Without going into to much detail, my client believed that the time spent for what should have been a simple job was too high, and that his client could save money by disputing the costs. Ultimately he wanted the invoice broken down in different ways to check how much time was spent on various stages of the process.
The Data Warehouse
As usual when working with client data, it didn’t come in a great format, just a PDF containing a table of invoice lines. My first job would need to be to create a data pipeline.
Since this was a single PDF, with the data readable as text, it looked like the Python library pdfreader would be able to handle it. I had considered training a model with PyTorch using a neural-network to perform OCR, but luckily that wasn’t necessary.
Next I had to work out how to store the data. I had a quick visual inspection of the invoice PDF and saw it had around 80 invoice lines. I considered SQLite but I didn’t want to be held back if performance needed to scale. Instead, I spun up a fresh Amazon Redshift cluster so that multiple nodes could perform data analysis without being bottlenecked by the database. I made sure to use SQLAlchemy as an ORM to be database agnostic, as well as Alembic to automate schema upgrades. This would mean the solution would be future-proof.
Once the infrastructure was set up I spent a day or so developing the code to extract data from the PDF. After some performance optimisation and implementing a caching layer, the PDF to Redshift transformation/ingestion (a.k.a. “ETL”) took just a few seconds.
Analysis
After discussing with the client what information he wanted to see, I wrote some basic SQL queries to generate the data. We reviewed the sample results and once we agreed that the information looked correct I translated the queries to Apache Spark. This would allow me to perform the analysis required with horizontal scaling for extra performance.
Presentation
To make this much easier for the client to understand, I created a web front end for him to interact with. D3.js was used for interactive charts, and it sat on Django, which provided a REST API as a Spark/Redshift intermediary.
All in all, the project took only a few weeks and the client was happy to pay ongoing AWS costs for the enterprise level architecture and hosting.
Except, most of what you just read didn’t happen. If you haven’t guessed by now, this is a bit of a tall tale…
What really happened
The client with the problem is true, the over-engineered solution is just tech fantasy.
Here’s how I actually made the data available for analysis.
- Opened the PDF in Preview.
- Selected the invoice lines.
- Pasted into Excel.
- Typed in some column headers, deleted some blank rows, and sent it to the client
Of course, as a developer or engineer, our first thought is to play with all the cool toys and build an awesome high-tech solution. And I do admit, playing with the technologies I have mentioned and building massive data analysis behemoths can be fun.

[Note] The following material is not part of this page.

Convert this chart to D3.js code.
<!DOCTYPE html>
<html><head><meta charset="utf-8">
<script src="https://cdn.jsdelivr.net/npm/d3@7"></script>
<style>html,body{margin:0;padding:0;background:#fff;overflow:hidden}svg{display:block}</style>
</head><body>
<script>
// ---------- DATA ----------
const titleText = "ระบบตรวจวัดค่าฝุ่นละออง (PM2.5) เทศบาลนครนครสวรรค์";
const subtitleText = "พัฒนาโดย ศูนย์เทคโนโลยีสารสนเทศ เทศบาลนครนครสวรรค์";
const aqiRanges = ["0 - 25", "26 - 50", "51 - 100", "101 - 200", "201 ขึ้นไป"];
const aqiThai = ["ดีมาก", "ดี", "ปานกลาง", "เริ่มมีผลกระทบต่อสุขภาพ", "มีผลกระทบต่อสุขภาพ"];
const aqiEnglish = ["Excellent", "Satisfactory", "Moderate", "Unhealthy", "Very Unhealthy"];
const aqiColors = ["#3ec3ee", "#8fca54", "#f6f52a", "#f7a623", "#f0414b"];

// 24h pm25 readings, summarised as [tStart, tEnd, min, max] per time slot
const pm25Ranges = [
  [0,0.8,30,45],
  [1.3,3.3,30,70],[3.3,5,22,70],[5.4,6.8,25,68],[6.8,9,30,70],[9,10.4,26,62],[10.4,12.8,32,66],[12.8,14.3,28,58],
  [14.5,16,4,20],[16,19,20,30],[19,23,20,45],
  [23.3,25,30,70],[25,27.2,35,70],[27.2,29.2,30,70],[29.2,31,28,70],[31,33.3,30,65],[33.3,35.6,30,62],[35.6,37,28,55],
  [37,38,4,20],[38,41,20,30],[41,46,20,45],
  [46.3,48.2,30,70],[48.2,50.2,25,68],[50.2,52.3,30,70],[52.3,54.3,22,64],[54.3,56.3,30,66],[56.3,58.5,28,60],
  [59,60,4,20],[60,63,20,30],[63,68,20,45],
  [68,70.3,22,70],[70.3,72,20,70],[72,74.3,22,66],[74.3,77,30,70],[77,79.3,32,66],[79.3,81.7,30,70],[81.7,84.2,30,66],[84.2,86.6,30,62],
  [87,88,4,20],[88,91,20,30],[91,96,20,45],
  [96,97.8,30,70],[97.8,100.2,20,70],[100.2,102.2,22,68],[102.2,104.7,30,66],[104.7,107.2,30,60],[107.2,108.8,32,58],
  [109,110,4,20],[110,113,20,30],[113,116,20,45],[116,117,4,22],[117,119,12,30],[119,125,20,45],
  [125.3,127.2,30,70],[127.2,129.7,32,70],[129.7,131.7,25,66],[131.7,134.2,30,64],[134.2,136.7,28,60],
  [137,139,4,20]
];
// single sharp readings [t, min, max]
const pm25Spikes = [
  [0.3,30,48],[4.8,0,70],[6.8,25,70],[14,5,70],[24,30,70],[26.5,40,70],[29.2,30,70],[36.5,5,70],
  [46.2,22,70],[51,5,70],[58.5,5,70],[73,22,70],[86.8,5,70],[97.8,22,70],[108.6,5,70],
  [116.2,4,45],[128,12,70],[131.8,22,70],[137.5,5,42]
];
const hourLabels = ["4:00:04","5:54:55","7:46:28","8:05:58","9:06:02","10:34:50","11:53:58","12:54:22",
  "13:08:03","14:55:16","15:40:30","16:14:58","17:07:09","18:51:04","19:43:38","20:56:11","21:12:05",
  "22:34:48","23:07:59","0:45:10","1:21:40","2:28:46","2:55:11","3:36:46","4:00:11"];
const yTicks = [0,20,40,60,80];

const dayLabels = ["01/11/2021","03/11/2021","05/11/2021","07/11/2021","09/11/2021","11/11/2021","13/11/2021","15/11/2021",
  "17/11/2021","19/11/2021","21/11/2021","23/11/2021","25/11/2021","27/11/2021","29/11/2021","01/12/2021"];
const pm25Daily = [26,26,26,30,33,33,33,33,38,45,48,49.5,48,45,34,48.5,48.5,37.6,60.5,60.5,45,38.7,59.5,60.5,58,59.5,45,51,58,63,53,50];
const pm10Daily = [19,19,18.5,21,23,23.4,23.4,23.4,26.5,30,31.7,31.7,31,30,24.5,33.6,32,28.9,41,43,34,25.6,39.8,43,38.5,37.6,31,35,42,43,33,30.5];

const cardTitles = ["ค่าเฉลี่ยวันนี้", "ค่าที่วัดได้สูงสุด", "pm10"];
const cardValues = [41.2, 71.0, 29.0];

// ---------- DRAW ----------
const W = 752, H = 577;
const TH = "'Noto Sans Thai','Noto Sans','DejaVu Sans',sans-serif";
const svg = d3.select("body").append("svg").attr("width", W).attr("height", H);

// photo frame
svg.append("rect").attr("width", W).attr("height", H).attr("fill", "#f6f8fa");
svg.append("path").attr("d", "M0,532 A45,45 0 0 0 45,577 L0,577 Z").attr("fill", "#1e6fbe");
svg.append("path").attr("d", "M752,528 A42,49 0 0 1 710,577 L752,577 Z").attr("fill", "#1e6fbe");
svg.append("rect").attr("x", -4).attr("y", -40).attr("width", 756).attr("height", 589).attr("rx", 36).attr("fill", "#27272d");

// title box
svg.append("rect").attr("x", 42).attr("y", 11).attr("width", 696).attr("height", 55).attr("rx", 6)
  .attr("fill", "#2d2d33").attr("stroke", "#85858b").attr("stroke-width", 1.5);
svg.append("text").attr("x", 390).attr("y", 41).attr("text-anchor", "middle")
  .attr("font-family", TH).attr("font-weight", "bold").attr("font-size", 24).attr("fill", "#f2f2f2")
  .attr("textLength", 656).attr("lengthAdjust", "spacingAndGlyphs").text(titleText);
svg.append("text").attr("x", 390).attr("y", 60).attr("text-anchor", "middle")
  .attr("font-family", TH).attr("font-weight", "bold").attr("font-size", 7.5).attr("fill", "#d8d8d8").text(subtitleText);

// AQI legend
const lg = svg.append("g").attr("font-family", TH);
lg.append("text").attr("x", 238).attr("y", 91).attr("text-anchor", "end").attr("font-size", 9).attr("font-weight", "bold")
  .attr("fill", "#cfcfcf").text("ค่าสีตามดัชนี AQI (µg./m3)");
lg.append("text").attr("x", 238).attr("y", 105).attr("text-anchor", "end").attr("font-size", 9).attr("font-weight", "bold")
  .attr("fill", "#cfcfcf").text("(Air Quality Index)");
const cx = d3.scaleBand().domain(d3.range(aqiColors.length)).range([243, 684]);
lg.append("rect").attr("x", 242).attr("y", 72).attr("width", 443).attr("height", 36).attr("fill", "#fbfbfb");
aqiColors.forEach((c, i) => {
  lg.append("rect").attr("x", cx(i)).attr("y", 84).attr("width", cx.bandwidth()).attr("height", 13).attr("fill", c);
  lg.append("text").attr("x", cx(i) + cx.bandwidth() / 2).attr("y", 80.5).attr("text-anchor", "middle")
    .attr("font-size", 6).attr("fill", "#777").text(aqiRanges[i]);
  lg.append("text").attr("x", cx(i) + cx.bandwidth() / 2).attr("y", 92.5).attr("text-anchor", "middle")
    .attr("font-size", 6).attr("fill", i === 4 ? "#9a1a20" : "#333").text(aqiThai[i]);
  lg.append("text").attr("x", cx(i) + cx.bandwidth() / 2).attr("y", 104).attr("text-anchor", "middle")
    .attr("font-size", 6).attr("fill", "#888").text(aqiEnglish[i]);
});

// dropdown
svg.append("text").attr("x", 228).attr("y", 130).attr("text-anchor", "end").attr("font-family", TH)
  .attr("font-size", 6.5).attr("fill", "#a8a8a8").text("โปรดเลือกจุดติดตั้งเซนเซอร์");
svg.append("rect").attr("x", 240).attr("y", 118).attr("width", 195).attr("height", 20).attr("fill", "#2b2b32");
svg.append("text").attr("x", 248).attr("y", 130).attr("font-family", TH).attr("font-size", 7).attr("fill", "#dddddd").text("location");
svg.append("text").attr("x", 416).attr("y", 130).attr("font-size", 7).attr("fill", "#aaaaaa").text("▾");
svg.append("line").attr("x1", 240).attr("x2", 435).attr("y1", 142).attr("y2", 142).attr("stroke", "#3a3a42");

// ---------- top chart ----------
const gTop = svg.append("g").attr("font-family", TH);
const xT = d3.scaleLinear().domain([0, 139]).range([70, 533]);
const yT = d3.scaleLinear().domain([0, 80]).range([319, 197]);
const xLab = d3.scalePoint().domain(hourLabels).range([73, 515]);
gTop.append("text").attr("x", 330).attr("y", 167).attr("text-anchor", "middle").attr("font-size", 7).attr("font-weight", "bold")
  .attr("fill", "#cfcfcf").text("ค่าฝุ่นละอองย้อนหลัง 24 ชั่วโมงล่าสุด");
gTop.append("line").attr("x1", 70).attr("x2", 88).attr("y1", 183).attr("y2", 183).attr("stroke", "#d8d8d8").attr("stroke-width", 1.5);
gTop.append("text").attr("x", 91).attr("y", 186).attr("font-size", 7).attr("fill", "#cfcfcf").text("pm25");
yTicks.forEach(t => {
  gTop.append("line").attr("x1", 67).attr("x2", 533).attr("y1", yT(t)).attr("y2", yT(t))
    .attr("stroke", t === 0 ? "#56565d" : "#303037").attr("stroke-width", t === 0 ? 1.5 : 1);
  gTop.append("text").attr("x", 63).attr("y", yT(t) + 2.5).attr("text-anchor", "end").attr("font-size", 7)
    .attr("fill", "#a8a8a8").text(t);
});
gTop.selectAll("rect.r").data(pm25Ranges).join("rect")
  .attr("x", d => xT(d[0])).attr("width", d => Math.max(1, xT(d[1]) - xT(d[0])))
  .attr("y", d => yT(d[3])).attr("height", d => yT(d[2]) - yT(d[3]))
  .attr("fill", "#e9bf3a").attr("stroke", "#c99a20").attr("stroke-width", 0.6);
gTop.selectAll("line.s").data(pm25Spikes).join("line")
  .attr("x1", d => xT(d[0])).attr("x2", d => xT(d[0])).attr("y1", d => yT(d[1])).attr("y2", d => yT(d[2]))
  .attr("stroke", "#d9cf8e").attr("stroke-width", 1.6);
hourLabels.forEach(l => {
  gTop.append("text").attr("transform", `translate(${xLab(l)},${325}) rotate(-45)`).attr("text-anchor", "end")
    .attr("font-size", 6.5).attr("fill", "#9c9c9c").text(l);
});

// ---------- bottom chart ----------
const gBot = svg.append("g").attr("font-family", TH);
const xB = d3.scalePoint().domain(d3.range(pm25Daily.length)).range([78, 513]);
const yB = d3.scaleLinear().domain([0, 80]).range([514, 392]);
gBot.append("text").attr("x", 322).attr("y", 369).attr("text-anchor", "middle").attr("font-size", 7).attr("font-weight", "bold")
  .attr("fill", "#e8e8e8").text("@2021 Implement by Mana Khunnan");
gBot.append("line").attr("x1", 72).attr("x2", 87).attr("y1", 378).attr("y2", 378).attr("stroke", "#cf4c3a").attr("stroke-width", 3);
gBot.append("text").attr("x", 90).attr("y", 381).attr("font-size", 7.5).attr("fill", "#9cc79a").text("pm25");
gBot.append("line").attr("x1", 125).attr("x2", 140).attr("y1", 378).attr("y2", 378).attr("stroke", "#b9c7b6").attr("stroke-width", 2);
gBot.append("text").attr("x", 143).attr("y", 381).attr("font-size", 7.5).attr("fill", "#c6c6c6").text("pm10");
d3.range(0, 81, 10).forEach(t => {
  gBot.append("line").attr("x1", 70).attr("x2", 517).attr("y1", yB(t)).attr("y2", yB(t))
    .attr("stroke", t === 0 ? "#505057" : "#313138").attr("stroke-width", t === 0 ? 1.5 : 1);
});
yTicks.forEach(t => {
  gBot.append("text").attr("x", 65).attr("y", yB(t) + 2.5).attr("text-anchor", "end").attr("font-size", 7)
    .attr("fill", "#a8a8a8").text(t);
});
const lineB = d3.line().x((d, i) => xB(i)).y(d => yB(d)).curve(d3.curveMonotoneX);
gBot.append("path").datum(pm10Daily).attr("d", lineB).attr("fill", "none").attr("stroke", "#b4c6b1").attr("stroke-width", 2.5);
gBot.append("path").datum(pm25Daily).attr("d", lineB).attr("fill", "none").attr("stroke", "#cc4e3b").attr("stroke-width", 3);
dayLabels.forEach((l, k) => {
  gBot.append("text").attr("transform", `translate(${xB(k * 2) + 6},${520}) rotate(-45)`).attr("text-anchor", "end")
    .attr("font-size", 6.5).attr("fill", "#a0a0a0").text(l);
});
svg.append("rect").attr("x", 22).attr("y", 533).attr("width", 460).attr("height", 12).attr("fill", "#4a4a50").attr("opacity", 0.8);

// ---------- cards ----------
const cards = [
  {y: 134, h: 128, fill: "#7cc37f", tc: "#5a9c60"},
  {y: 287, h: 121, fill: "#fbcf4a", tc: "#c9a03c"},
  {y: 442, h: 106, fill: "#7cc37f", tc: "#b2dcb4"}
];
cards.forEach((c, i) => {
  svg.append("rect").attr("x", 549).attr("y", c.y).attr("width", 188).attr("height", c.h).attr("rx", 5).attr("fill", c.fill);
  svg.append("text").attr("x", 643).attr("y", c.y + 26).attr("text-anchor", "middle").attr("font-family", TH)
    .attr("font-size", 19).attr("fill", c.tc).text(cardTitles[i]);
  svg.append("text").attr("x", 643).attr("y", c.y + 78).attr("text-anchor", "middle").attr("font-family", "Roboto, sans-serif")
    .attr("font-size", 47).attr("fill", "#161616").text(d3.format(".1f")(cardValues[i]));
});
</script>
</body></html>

But we have to remember that ultimately we are providing solutions to our customers, and this customer was perfectly happy with a simple Excel spreadsheet that he could sort and filter using a tool he was familiar with.
I wrote this post as a reminder that the most technical way to do something is not always the best, and sometimes the “old-fashioned” manual way can work just fine. We just have to take a step back and look at the bigger picture sometimes, instead of diving right in to the deep end (that’s a lot of metaphors in one sentence!).
Ultimately the work took me only around five minutes to do, and because of my good ongoing relationship with the client I provided it for no charge. In fact, a few weeks later he asked me to perform a similar analysis for another job of his.
Now, if he comes back a third time, I may just have to fire up the Redshift cluster after all…